An aside on multi-row CFD

Suppose we have a completely axial flow with \(\vr=0\) sampled on a meridional plane. If the plane slopes at all, i.e. \(x\) is not constant, then \(\Ar\ne0\,\). Conservation of radial momentum becomes:

$$ \iint p \dee{\Ar} = \rom \vxm \vrm \Ax + \left( \rom \vrm^2 + \pm \right) \Ar $$

If the flow on this sloping plane is non-uniform, then in general \(p\ne\pm\) and we will need a non-zero mixed-out raidial velocity \(\vrm\ne 0\) to keep the equation balanced! Another way of thinking about this is that mixing is equivalent to applying an opposing drag force against the flow; drag is an irreversible process that generates entropy (Denton 1993). If the plane slopes in the meridional view, then this force will have a component in the radial direction.

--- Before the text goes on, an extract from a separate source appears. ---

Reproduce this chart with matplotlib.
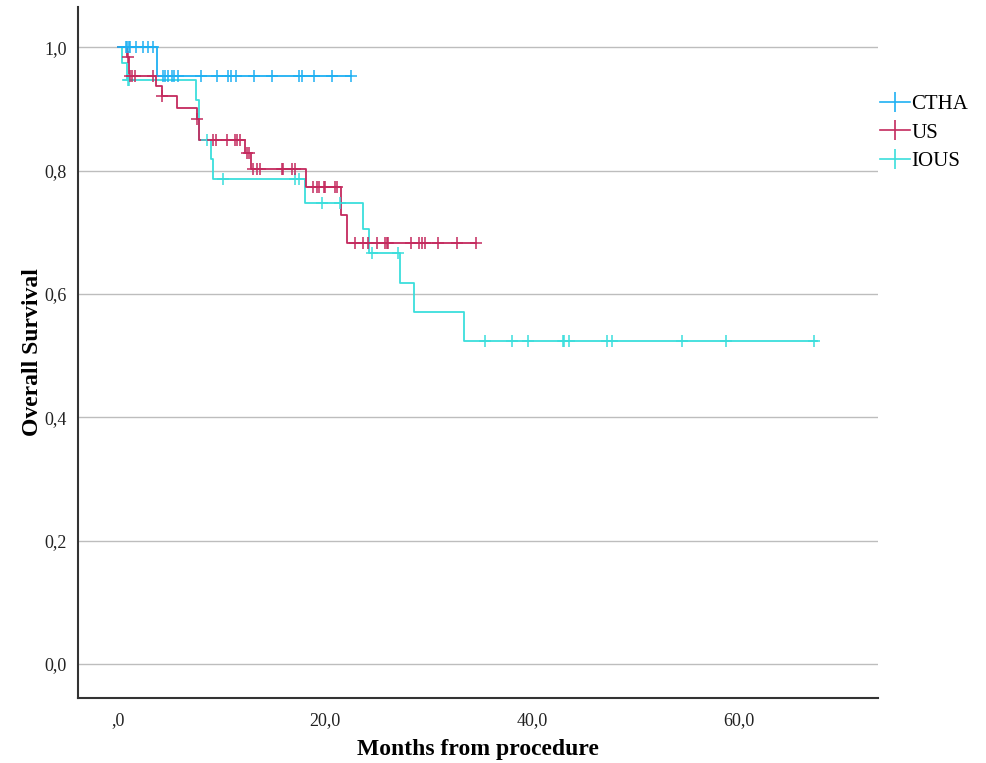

As pointed out to me by Chris Clark, when using mixing planes to connect adjacent blade rows in a steady CFD calculation, the shape of the mixing plane is a modelling choice that will affect the results. You probably want your mixing plane to be orthogonal to the annulus. But if the blades are swept, then the mixing plane will not be located the same distance away up the span.

Conclusion

In this post, we have discussed motivation for mixed-out averaging, then looked at the governing equations and numerical algorithms for solving them. For a robust solution, two different fixed-point iteration methods are needed, depending on the flow direction. The equations also show that the shape of the mixing surface can introduce velocity components that were not present in the non-uniform flow.

References

  • Cumpsty, N. A., and Horlock, J. H. (2005). “Averaging Nonuniform Flow for a Purpose.” J. Turbomach. 128(1). doi:10.1115/1.2098807.
  • Burdett, D., and Povey, T. (2022). “Analysis of Averaging Methods for Nonuniform Total Pressure Fields.” J. Turbomach. 144(5). doi:10.1115/1.4053020.